§ **Do this**:
Copy out the listing that follows exactly, dropping every picture.
————
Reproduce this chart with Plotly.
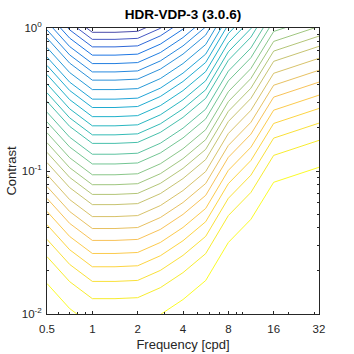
import plotly.graph_objects as go
from plotly.colors import sample_colorscale
import numpy as np

# Frequency columns (cpd)
freqs = [0.5, 0.707, 1, 1.414, 2, 2.83, 4, 5.66, 8, 11.3, 16, 32]
# log10 shift of the iso-quality contours relative to 1 cpd
log_shift = [0.294, 0.119, 0.0, 0.0, 0.007, 0.077, 0.182, 0.315, 0.581, 0.743, 1.002, 1.107]
# contrast of each contour level at 1 cpd
level_contrast = [0.933, 0.833, 0.738, 0.646, 0.564, 0.493, 0.432, 0.371, 0.318, 0.278,
                  0.240, 0.207, 0.179, 0.156, 0.131, 0.112, 0.0941, 0.0802, 0.0686, 0.0582,
                  0.0480, 0.0396, 0.0327, 0.0265, 0.0214, 0.0169, 0.0128, 0.0083]

x_ticks = [0.5, 1, 2, 4, 8, 16, 32]
x_ticktext = ["0.5", "1", "2", "4", "8", "16", "32"]
y_ticks = [0.01, 0.1, 1]
y_ticktext = ["10<sup>-2</sup>", "10<sup>-1</sup>", "10<sup>0</sup>"]

parula = [
    [0.000, "rgb(53,42,135)"], [0.0635, "rgb(50,67,186)"], [0.127, "rgb(3,99,225)"],
    [0.190, "rgb(13,117,220)"], [0.254, "rgb(20,133,212)"], [0.317, "rgb(9,152,209)"],
    [0.381, "rgb(6,167,198)"], [0.444, "rgb(21,177,180)"], [0.508, "rgb(56,185,158)"],
    [0.571, "rgb(101,190,134)"], [0.635, "rgb(146,191,115)"], [0.698, "rgb(183,189,100)"],
    [0.762, "rgb(217,186,86)"], [0.825, "rgb(248,187,68)"], [0.889, "rgb(252,206,46)"],
    [0.952, "rgb(245,228,29)"], [1.000, "rgb(249,251,14)"],
]

n = len(level_contrast)
t0 = 0.03
fig = go.Figure()
for i, c in enumerate(level_contrast):
    t = t0 + (1 - t0) * i / (n - 1)
    col = sample_colorscale(parula, [t])[0]
    ys = [c * 10 ** s for s in log_shift]
    fig.add_trace(go.Scatter(x=freqs, y=ys, mode="lines",
                             line=dict(color=col, width=0.9), showlegend=False,
                             hoverinfo="skip"))

axis_col = "#262626"
font = "Liberation Sans, Arial, sans-serif"
fig.update_layout(
    width=354, height=354,
    margin=dict(l=47, r=35, t=28, b=40, autoexpand=False),
    paper_bgcolor="white", plot_bgcolor="white",
    font=dict(family=font, size=11.5, color=axis_col),
    title=dict(text="<b>HDR-VDP-3 (3.0.6)</b>", x=0.5, xref="paper",
               y=1 - 14 / 354, yref="container", yanchor="middle",
               font=dict(size=13.5, color="black"), automargin=False),
    xaxis=dict(type="log", range=[np.log10(0.5), np.log10(32)], automargin=False,
               tickmode="array", tickvals=x_ticks, ticktext=x_ticktext,
               ticks="inside", ticklen=3, tickcolor=axis_col, ticklabelstandoff=4,
               tickfont=dict(size=11.5),
               showline=True, linecolor=axis_col, linewidth=1, mirror="ticks",
               showgrid=False, zeroline=False,
               minor=dict(tickmode="array",
                          tickvals=[0.6, 0.7, 0.8, 0.9, 3, 5, 6, 7, 9, 10, 20, 30],
                          ticks="inside", ticklen=2, tickcolor=axis_col, showgrid=False),
               title=dict(text="Frequency [cpd]", standoff=6, font=dict(size=13))),
    yaxis=dict(type="log", range=[-2, 0], automargin=False,
               tickmode="array", tickvals=y_ticks, ticktext=y_ticktext,
               ticks="inside", ticklen=3, tickcolor=axis_col, ticklabelstandoff=2,
               tickfont=dict(size=11.5),
               showline=True, linecolor=axis_col, linewidth=1, mirror="ticks",
               showgrid=False, zeroline=False,
               minor=dict(tickmode="array",
                          tickvals=[k * 0.01 for k in range(2, 10)] + [k * 0.1 for k in range(2, 10)],
                          ticks="inside", ticklen=2, tickcolor=axis_col, showgrid=False),
               title=dict(text="Contrast", standoff=2, font=dict(size=13))),
)
fig.write_html("out.html")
————
§ **Answer below**:
Reproduce this chart with Plotly.
import plotly.graph_objects as go
from plotly.colors import sample_colorscale
import numpy as np

# Frequency columns (cpd)
freqs = [0.5, 0.707, 1, 1.414, 2, 2.83, 4, 5.66, 8, 11.3, 16, 32]
# log10 shift of the iso-quality contours relative to 1 cpd
log_shift = [0.294, 0.119, 0.0, 0.0, 0.007, 0.077, 0.182, 0.315, 0.581, 0.743, 1.002, 1.107]
# contrast of each contour level at 1 cpd
level_contrast = [0.933, 0.833, 0.738, 0.646, 0.564, 0.493, 0.432, 0.371, 0.318, 0.278,
                  0.240, 0.207, 0.179, 0.156, 0.131, 0.112, 0.0941, 0.0802, 0.0686, 0.0582,
                  0.0480, 0.0396, 0.0327, 0.0265, 0.0214, 0.0169, 0.0128, 0.0083]

x_ticks = [0.5, 1, 2, 4, 8, 16, 32]
x_ticktext = ["0.5", "1", "2", "4", "8", "16", "32"]
y_ticks = [0.01, 0.1, 1]
y_ticktext = ["10<sup>-2</sup>", "10<sup>-1</sup>", "10<sup>0</sup>"]

parula = [
    [0.000, "rgb(53,42,135)"], [0.0635, "rgb(50,67,186)"], [0.127, "rgb(3,99,225)"],
    [0.190, "rgb(13,117,220)"], [0.254, "rgb(20,133,212)"], [0.317, "rgb(9,152,209)"],
    [0.381, "rgb(6,167,198)"], [0.444, "rgb(21,177,180)"], [0.508, "rgb(56,185,158)"],
    [0.571, "rgb(101,190,134)"], [0.635, "rgb(146,191,115)"], [0.698, "rgb(183,189,100)"],
    [0.762, "rgb(217,186,86)"], [0.825, "rgb(248,187,68)"], [0.889, "rgb(252,206,46)"],
    [0.952, "rgb(245,228,29)"], [1.000, "rgb(249,251,14)"],
]

n = len(level_contrast)
t0 = 0.03
fig = go.Figure()
for i, c in enumerate(level_contrast):
    t = t0 + (1 - t0) * i / (n - 1)
    col = sample_colorscale(parula, [t])[0]
    ys = [c * 10 ** s for s in log_shift]
    fig.add_trace(go.Scatter(x=freqs, y=ys, mode="lines",
                             line=dict(color=col, width=0.9), showlegend=False,
                             hoverinfo="skip"))

axis_col = "#262626"
font = "Liberation Sans, Arial, sans-serif"
fig.update_layout(
    width=354, height=354,
    margin=dict(l=47, r=35, t=28, b=40, autoexpand=False),
    paper_bgcolor="white", plot_bgcolor="white",
    font=dict(family=font, size=11.5, color=axis_col),
    title=dict(text="<b>HDR-VDP-3 (3.0.6)</b>", x=0.5, xref="paper",
               y=1 - 14 / 354, yref="container", yanchor="middle",
               font=dict(size=13.5, color="black"), automargin=False),
    xaxis=dict(type="log", range=[np.log10(0.5), np.log10(32)], automargin=False,
               tickmode="array", tickvals=x_ticks, ticktext=x_ticktext,
               ticks="inside", ticklen=3, tickcolor=axis_col, ticklabelstandoff=4,
               tickfont=dict(size=11.5),
               showline=True, linecolor=axis_col, linewidth=1, mirror="ticks",
               showgrid=False, zeroline=False,
               minor=dict(tickmode="array",
                          tickvals=[0.6, 0.7, 0.8, 0.9, 3, 5, 6, 7, 9, 10, 20, 30],
                          ticks="inside", ticklen=2, tickcolor=axis_col, showgrid=False),
               title=dict(text="Frequency [cpd]", standoff=6, font=dict(size=13))),
    yaxis=dict(type="log", range=[-2, 0], automargin=False,
               tickmode="array", tickvals=y_ticks, ticktext=y_ticktext,
               ticks="inside", ticklen=3, tickcolor=axis_col, ticklabelstandoff=2,
               tickfont=dict(size=11.5),
               showline=True, linecolor=axis_col, linewidth=1, mirror="ticks",
               showgrid=False, zeroline=False,
               minor=dict(tickmode="array",
                          tickvals=[k * 0.01 for k in range(2, 10)] + [k * 0.1 for k in range(2, 10)],
                          ticks="inside", ticklen=2, tickcolor=axis_col, showgrid=False),
               title=dict(text="Contrast", standoff=2, font=dict(size=13))),
)
fig.write_html("out.html")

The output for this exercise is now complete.